Charts and diagrams as code
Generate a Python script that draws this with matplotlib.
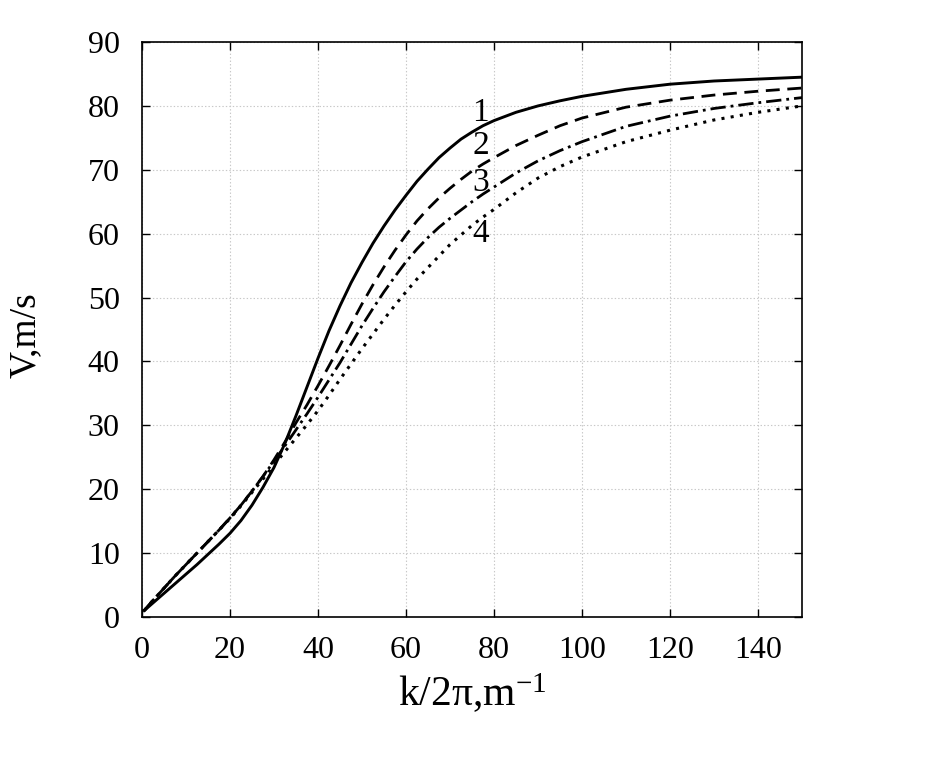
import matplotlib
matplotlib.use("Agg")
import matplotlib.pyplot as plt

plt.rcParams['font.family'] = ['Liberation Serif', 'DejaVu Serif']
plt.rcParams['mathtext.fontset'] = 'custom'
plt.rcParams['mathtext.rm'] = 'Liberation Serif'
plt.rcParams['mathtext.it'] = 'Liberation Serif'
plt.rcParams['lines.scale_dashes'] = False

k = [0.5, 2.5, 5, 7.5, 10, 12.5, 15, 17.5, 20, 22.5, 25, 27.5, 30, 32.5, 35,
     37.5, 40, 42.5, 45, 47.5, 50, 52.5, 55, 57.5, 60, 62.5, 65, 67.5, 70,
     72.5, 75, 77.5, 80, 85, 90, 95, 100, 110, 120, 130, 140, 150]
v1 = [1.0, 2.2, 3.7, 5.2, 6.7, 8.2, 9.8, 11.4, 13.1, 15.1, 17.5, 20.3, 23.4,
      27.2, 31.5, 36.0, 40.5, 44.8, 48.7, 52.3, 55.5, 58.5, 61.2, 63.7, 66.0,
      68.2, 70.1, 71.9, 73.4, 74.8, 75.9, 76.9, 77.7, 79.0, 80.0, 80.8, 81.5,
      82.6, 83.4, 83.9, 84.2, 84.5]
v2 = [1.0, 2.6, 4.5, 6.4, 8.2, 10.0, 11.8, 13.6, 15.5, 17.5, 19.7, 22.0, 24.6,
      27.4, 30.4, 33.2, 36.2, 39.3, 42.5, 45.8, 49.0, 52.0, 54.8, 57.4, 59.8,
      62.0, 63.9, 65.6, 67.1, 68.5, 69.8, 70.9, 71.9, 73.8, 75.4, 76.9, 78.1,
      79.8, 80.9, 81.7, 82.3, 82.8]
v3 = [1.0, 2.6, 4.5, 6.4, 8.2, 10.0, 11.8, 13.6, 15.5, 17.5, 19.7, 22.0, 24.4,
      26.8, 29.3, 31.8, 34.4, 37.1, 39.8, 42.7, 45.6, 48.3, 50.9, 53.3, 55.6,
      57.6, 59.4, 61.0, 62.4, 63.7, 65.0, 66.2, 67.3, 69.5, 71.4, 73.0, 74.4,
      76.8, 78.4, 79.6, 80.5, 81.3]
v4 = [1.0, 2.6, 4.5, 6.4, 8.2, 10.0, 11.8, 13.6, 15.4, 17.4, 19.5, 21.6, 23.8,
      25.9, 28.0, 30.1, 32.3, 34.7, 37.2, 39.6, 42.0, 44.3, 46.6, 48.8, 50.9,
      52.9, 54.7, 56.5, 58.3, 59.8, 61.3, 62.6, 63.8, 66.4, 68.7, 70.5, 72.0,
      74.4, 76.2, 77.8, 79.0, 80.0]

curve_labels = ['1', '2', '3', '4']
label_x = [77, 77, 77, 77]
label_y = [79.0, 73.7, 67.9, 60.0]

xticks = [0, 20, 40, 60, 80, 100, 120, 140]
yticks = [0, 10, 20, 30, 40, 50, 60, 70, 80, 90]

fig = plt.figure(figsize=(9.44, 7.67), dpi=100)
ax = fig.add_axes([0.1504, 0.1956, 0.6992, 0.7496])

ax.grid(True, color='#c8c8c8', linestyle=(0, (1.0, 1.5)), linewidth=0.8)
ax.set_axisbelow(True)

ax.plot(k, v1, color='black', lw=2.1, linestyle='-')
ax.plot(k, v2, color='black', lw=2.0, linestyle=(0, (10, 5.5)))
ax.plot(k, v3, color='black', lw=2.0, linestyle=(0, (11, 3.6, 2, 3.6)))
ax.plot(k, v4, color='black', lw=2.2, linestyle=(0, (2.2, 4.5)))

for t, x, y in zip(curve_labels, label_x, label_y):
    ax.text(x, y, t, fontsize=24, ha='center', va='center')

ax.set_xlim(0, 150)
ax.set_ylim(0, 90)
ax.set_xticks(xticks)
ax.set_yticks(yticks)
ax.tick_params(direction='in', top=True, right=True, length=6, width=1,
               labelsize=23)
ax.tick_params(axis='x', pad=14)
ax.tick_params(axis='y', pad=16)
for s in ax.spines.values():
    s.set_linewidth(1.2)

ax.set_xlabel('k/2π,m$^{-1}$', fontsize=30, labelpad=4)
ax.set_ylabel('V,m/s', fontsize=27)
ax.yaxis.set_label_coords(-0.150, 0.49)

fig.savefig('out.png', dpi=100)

* * *

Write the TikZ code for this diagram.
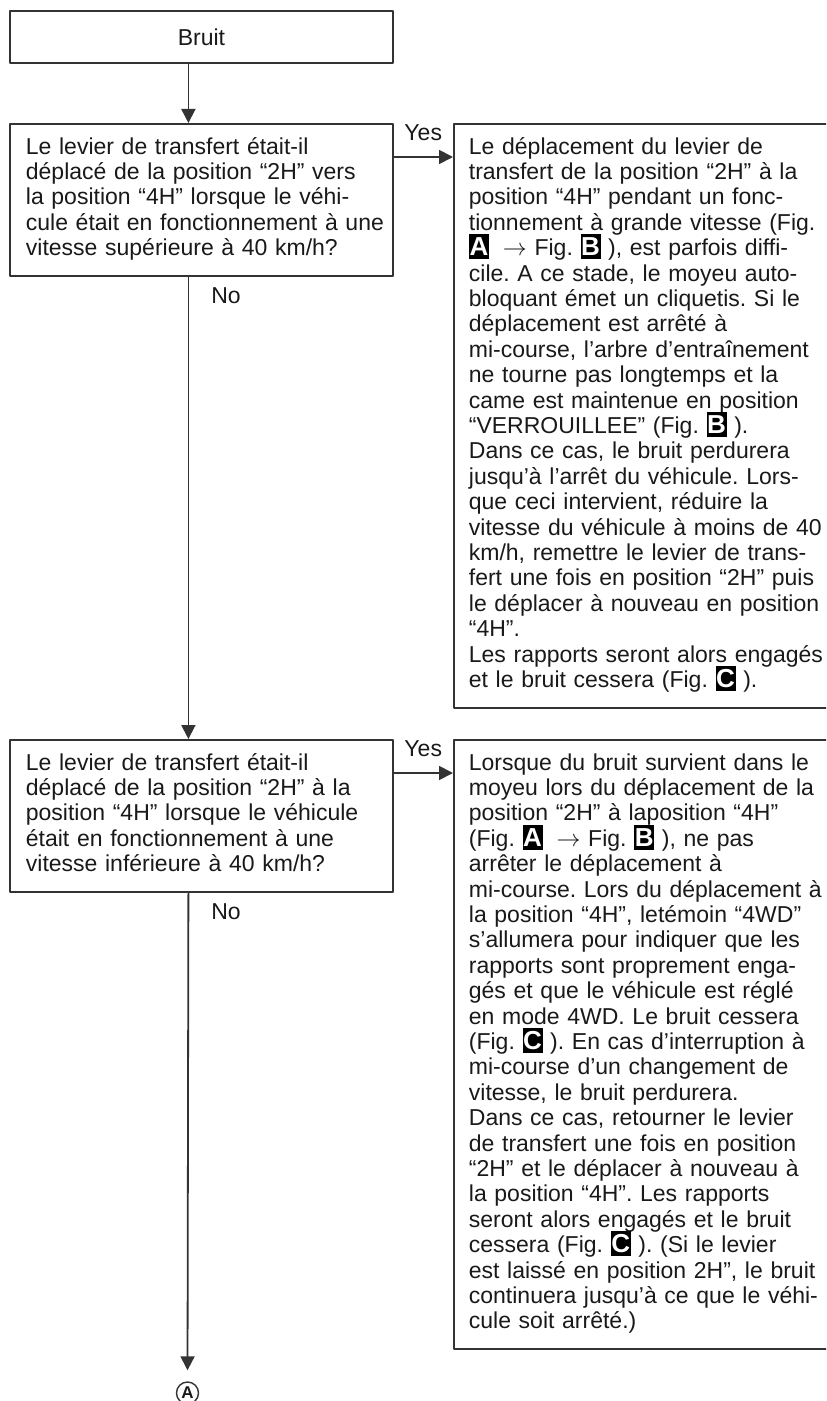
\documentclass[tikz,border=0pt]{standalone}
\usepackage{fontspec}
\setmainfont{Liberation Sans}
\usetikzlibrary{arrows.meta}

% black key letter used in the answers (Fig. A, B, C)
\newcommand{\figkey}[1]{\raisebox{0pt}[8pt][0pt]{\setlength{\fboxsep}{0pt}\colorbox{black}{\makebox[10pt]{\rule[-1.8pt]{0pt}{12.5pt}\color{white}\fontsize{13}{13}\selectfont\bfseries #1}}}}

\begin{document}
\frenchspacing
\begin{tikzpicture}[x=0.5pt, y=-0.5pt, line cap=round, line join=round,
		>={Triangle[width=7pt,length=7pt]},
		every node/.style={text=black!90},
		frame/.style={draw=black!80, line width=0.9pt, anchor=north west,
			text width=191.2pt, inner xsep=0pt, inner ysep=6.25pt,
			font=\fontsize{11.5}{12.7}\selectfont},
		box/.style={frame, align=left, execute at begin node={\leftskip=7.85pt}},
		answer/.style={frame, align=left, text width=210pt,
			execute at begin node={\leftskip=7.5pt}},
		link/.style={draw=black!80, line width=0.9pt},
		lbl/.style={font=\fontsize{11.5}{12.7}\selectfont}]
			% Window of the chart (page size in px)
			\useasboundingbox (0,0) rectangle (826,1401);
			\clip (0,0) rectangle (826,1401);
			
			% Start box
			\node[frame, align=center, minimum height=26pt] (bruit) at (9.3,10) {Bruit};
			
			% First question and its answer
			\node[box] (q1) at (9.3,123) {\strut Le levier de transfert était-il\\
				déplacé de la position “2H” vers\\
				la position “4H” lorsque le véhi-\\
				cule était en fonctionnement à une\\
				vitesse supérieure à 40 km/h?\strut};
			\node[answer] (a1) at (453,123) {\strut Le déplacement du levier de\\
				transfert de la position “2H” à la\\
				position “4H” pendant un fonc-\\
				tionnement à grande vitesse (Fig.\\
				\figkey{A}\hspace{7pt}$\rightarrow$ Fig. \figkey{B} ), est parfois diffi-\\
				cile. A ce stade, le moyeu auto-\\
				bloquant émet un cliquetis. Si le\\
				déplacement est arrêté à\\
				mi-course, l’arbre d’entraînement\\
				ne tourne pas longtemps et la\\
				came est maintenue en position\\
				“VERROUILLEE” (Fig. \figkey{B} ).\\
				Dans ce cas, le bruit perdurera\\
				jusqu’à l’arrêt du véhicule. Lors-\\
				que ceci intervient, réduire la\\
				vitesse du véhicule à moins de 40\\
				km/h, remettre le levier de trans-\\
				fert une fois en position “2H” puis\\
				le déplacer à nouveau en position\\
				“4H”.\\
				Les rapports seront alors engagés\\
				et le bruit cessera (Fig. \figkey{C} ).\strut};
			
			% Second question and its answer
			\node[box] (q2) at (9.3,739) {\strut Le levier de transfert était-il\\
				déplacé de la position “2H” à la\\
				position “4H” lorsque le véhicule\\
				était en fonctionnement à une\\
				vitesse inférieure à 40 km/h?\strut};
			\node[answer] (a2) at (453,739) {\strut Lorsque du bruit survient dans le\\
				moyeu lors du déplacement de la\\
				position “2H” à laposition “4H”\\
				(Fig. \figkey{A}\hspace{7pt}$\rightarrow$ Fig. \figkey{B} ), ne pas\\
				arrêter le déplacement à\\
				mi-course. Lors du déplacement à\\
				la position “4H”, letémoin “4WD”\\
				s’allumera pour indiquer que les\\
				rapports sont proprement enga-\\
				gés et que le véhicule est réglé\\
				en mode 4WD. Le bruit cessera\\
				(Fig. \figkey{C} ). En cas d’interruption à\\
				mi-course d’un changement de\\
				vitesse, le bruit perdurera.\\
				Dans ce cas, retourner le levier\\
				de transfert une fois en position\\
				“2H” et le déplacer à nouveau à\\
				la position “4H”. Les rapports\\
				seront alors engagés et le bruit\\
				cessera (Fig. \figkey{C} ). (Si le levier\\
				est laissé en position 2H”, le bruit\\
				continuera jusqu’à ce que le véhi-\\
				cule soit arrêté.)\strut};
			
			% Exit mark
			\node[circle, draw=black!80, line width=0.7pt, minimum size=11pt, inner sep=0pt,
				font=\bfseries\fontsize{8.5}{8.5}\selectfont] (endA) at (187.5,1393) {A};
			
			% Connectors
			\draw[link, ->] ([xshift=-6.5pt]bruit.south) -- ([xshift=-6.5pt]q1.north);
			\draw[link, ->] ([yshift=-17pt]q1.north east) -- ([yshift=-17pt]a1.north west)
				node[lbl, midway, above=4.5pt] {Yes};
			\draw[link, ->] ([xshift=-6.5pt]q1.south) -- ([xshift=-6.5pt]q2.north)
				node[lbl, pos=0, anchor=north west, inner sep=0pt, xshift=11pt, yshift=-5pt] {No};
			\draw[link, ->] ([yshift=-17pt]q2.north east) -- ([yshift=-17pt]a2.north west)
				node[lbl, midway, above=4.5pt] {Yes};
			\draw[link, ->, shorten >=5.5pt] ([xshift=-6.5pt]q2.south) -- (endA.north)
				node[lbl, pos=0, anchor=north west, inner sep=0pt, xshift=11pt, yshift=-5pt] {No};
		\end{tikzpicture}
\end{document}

Directive.
Above are some records. Reproduce the lines from the one with "Generate a Python" down to the one with "plt.rcParams['lines.scale_dashes'] = False", keeping both, and leave every picture out.

Solution.
Generate a Python script that draws this with matplotlib.
import matplotlib
matplotlib.use("Agg")
import matplotlib.pyplot as plt

plt.rcParams['font.family'] = ['Liberation Serif', 'DejaVu Serif']
plt.rcParams['mathtext.fontset'] = 'custom'
plt.rcParams['mathtext.rm'] = 'Liberation Serif'
plt.rcParams['mathtext.it'] = 'Liberation Serif'
plt.rcParams['lines.scale_dashes'] = False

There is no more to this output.